Saturday, April 25, 2009

WHO warns of swine flu pandemic

The World Health Organisation has described outbreaks of swine flu in Mexico and the US as a “Public Health Emergency” [WHO]. The virus has so far killed 69 people in Mexico and more than 1,200 have been infected. The virus believed to be a strain of H1N1 has also spread to California and Texas. Latest reports suggest 7 people in California have been infected and an unspecified number in Texas. A variant of H1N1 was responsible for the Spanish flu pandemic that killed some 50 million to 100 million people worldwide from 1918 to 1919.

In a press conference on Saturday authorities in the US say that up to 200 pupils had been absent from school following their recent return from Mexico. Some had reported slight flu-like symptoms and early signs suggest that eight of nine specimens tested show possible swine fever. More comprehensive tests by the Center for Disease Control in Atlanta are expected on Sunday.

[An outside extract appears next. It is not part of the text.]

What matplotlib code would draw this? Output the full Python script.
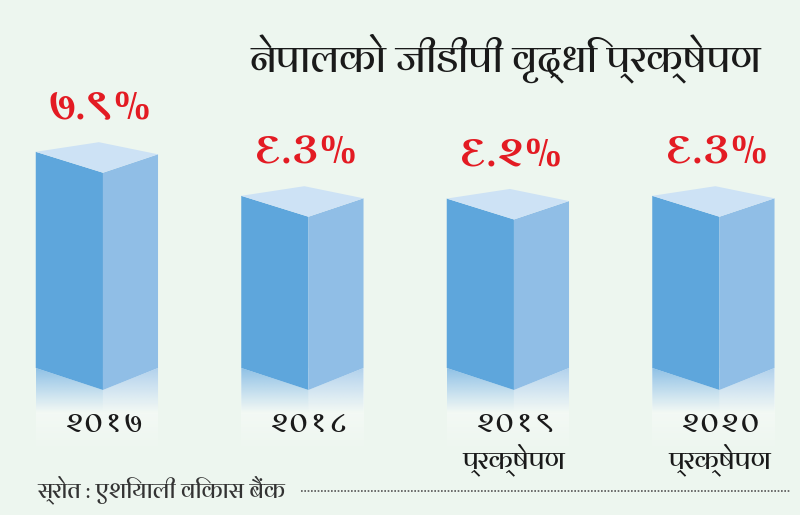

None of the 200 children had required hospital treatment and many had fully recovered, Dr Thomas Frieden told reporters, but the school could remain closed out of "an abundance of caution".

In the UK the Health Protection Agency has said it is monitoring the situation carefully [BBC]. Travellers to affected areas are advised to consult doctor immediately if they show signs of flu-like symptoms, the HPA has said. There are suggestions that the virus has the ability of passing from person to person which significantly raises the threat of a global pandemic. However, no-one outside Mexico has yet died or been seriously ill.

And there were worrying signs tonight after it was reported that an air steward returning from Mexico had developed flu-like symptoms. The unnamed man had been travelling on flight BA 242 which landed at Heathrow and was taken to Northwick Park hospital in Harrow, north London. A spokesman for the hospital said the man had been placed in isolation and was responding well to treatment. Spokesman Jonathan Street refused to say what treatment the man was being offered though it is known that patients with human swine influenza H1N1 respond well to antiviral drugs such as oseltamavir (Tamiflu®) and zanamivir (Relenza®).